In the updated Lagrange formulation, the principle of virtual power is $$ \int_{v}^{}\,\left[\overset{\triangle}{T}\cdot\breve{D}+(LT)\cdot\breve{L}\right]dv = \int_{a}\dot{t}\cdot\breve{v}da+\int_{v}\rho\dot{f}\cdot\breve{v}dv, $$ where $\overset{\triangle}{T}$ is Truesdell rate of Cauchy stress, $D$ is the deformation rate tensor and $L$ is the velocity gradient tensor. The variable with $\breve{}$ means the virtual value.

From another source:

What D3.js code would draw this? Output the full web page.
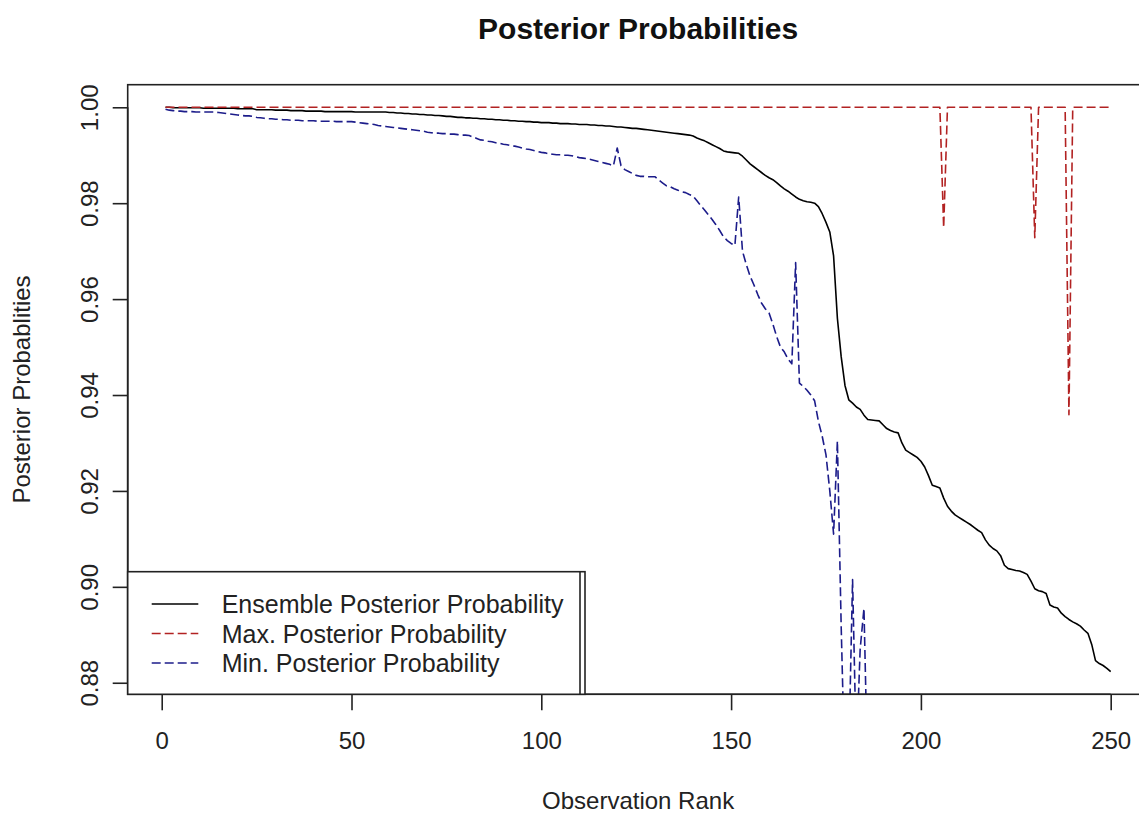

From some textbook, I learned that if the neo-Hookean type of free energy like $$ \mathit{\Psi}=\frac{\mu}{2}\left(\mathrm{tr}(C)-3\right)-\mu\ln(J)+\frac{\lambda}{2}\left(\ln(J)\right)^2, $$ Cauchy stress can be obtained by $$ T=\frac{\mu}{J}(B-I)+\frac{\lambda}{J}\ln(J)I $$ where $B$ is the right Cauchy-Green tensor and $\lambda$ and $\mu$ are material parameters. Truesdell rate of Cauchy stress can be calculated by the rate form of elastic constitutive equation as follows. $$ \overset{\triangle}{T}=C^{e}:D $$ $C^e$ is the elastic coefficient tensor and can be obtained by the following formula. $$ C^{e}_{ijkl}=\frac{\lambda}{J}\delta_{ij}\delta_{kl}+\frac{\mu-\lambda\ln(J)}{J}(\delta_{ik}\delta_{jl}+\delta_{il}\delta_{jk}) $$
My questions are as follows:
- Which equations should I use for obtaining the current Cauchy stress, the third equation or fourth equation (with time-integration)?
- If I use the third equation, I have to use as $B$ the right Cauchy-Green tensor of the deformation occurs between the current step and initial step($B^{n}_{0}$), not the right Cauchy-Green tensor of the deformation occurs between current step and last step($B^{n}_{n-1}$)?
- When I obtain $C^{e}$ with the fifth equation, should I use the $J=\mathrm{det}F^{n}_{0}$, not $J=\mathrm{det}F^{n}_{n-1}$?